Archive for December, 2013

Exercise Technique: The Chin-Up

Wednesday, December 11th, 2013

The chin-up is an upper body exercise that targets the musculature of the upper back and arms.  This pulling exercise is heavily used by both athletes and regular gym goers; however, I have made one too many observations of an incomplete chin-up and thus felt it necessary to post exactly how and why a chin-up, or variations, should be performed.

The Difference: Chin-Ups vs Pull-Ups
The chin-up differs from the pull-up in that the hands are placed in a supinated position, which allows the shoulder to externally rotate and creates pre-tension on the biceps. Subjectively speaking, the chin-up has offered a more comfortable position for me (compared to a pronated, pull-up position) since my SLAP tear to my left shoulder and a double surgical intervention on my right.

Broscience 101 dictates that chin-ups are for “the guns bro” and wide lat pulldowns are for “back width bro”. Interestingly, there is some merit to this brosecienc as research has demonstrated that a chin-up grip will increase the recruitment of the bicep brachii and brachialis (2); while a pull-up grip will activate more of the latissimus dorsi than other back muscles (1). That said, if strength and/or size is the training goal I would recommend finding your most comfortable grip and following progressive overload in that position due to the fact that loading plays a key role in muscular development.  Simply put, which one of these two brothers weighing 80kg will have bigger lats?

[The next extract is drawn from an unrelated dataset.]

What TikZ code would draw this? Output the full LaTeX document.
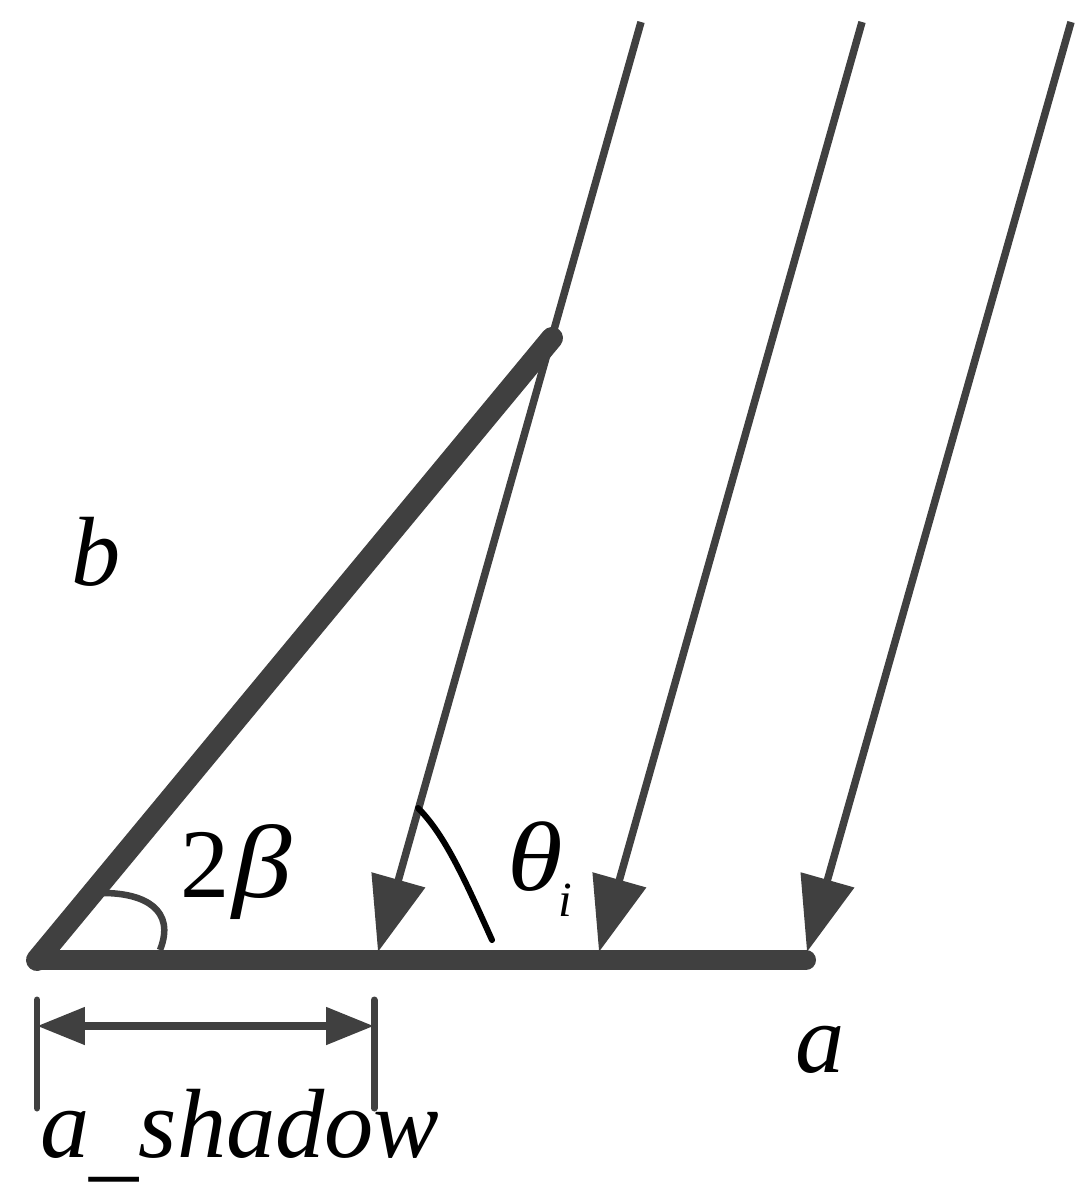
\documentclass[tikz,border=0pt]{standalone}
\usepackage{fontspec}
\setmainfont{Liberation Serif}
\usetikzlibrary{arrows.meta}
\definecolor{darkgray}{RGB}{64,64,64}
\tikzset{>=stealth,
	beama/.style = {draw=darkgray, line width=0.4cm, line cap=round},
	beamb/.style = {draw=darkgray, line width=0.44cm, line cap=round},
	ray/.style = {draw=darkgray, line width=0.15cm, -{Triangle[length=1.5cm, width=1.08cm]}},
	tick/.style = {draw=darkgray, line width=0.14cm, line cap=round},
	span/.style = {draw=darkgray, line width=0.16cm, {Triangle[length=0.96cm, width=0.72cm]}-{Triangle[length=0.96cm, width=0.72cm]}},
	lab/.style = {inner sep=0pt, anchor=base west, font=\fontsize{56}{56}\selectfont\itshape},
	sublab/.style = {inner sep=0pt, anchor=base west, font=\fontsize{28}{28}\selectfont\itshape}
}
\begin{document}
\begin{tikzpicture}[x=0.02cm, y=-0.02cm]
	\useasboundingbox (0,0) rectangle (1091,1196);
	\coordinate (corner) at (37,960);
	\coordinate (aend) at (806,960);
	\coordinate (bend) at (552,338);
	% incoming rays
	\foreach \name/\xs/\xe in {one/641/378, two/862/599, three/1071/807} {
		\coordinate (s\name) at (\xs,22);
		\coordinate (e\name) at (\xe,952);
		\draw [ray] (s\name) -- (e\name);
	}
	\draw [beama] (corner) -- (aend);
	\draw [beamb] (corner) -- (bend);
	% angle marks
	\coordinate (betaa) at (103,893);
	\coordinate (betab) at (160,950);
	\draw [draw=darkgray, line width=0.13cm] (betaa) .. controls (145,893) and (176,910) .. (betab);
	\coordinate (thetaa) at (418,808);
	\coordinate (thetab) at (492,940);
	\draw [line width=0.12cm, line cap=round] (thetaa) .. controls (445,835) and (465,880) .. (thetab);
	% shadow width
	\coordinate (la) at (37,1000);
	\coordinate (lb) at (37,1108);
	\coordinate (ra) at (374,1000);
	\coordinate (rb) at (374,1108);
	\coordinate (sl) at (37,1026);
	\coordinate (sr) at (374,1026);
	\draw [tick] (la) -- (lb);
	\draw [tick] (ra) -- (rb);
	\draw [span] (sl) -- (sr);
	\node (labb) at (71,585) [lab] {b};
	\node (laba) at (795,1072) [lab] {a};
	\node (labtwo) at (180,897) [lab] {\upshape 2};
	\node (labbeta) at (232,897) [lab, font=\fontsize{59}{59}\selectfont\itshape, xscale=1.15] {β};
	\node (labtheta) at (507,890) [lab, xscale=1.15] {θ};
	\node (labi) at (558,916) [sublab] {i};
	\node (labshadow) at (40,1157) [lab] {a\raisebox{-7pt}{\_}shadow};
\end{tikzpicture}
\end{document}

A) The guy doing 3×8 at body weight using the lat optimising pull-up grip.
B)  The guy doing 3×8 chin-ups with 10kg strapped around his waist.

Of course, pull-ups have their place in a training programme and can be trained as much as chin-ups throughout the year. That said, finding a comfortable pulling grip (chin-up for me) and getting strong in that position will carry over to other pulling positions.

The Movement: How & Why
Both the chin-up and pull-up involve elbow flexion, shoulder abduction with rotation and a scapulothrocaic motion. The key section of the movement that I see people routinely miss is at the top where the chin is thrown over the bar via cervical extension coupled with thoracic flexion (Picture 1). This type of movement is less than optimal for muscle activation of the upper back compared to a retracted scapula with a neutral cervical spine (Picture 2). Furthermore, the winged position multiplied by sets/reps and time encourages shoulder dysfunction. The correct top position should display a retracted scapula and neutral cervical spine coupled with thoracic extension (picture 2).

Picture 1: The latissimus dorsi is fully engaged, yet the upper back muscles are not recruited due to a winged scapula/stretched position. There is unnecessary tension on the upper area of the trapizius due to cervical extension.

Picture 2: The  latissimus dorsi is fully engaged, yet the scapula positioning allows the upper back muscles to be recruited. Neutral spine positioning is demonstrated through the cervical spine allowing the upper part of the trapezius to relax while the rhomboids and mid/lower area of the trapezius can be activated.

The video below demonstrates the correct top position for the chin-up (notice at the last second in the top position I retract my scapula and attempt to pop my chest out to hit thoracic extension) under a maximal load.


Moving Forward
There are many regressions and progressions for the chin-up which are beyond the scope of this post but have been previously covered here. Remember, select a comfortable grip and get strong in that position (load up) even if the goal is specifically hypertrophy. Lastly, never forget “chest out” at the top of a chin-up or pull-up to activate all the muscles of the upper back and promote healthy shoulders.




  1. Lusk, SJ., Hale, BD., and Russell, DM. (2010) Grip Width and Forearm Orientation Effects on Muscle Activity During the Lat Pull-Down. Journal of Strength & Conditioning Research. 24(7) 895-900.
  2. Signorile, J.F., Attila, Z.J. and Szwed, S.P. (2002) A Comparative Electromyographical Investigation of Muscle Utilization Patterns Using Various Hand Positions During the Lat Pull – down. Journal of Strength and Conditioning Research; 16(4), 539-546.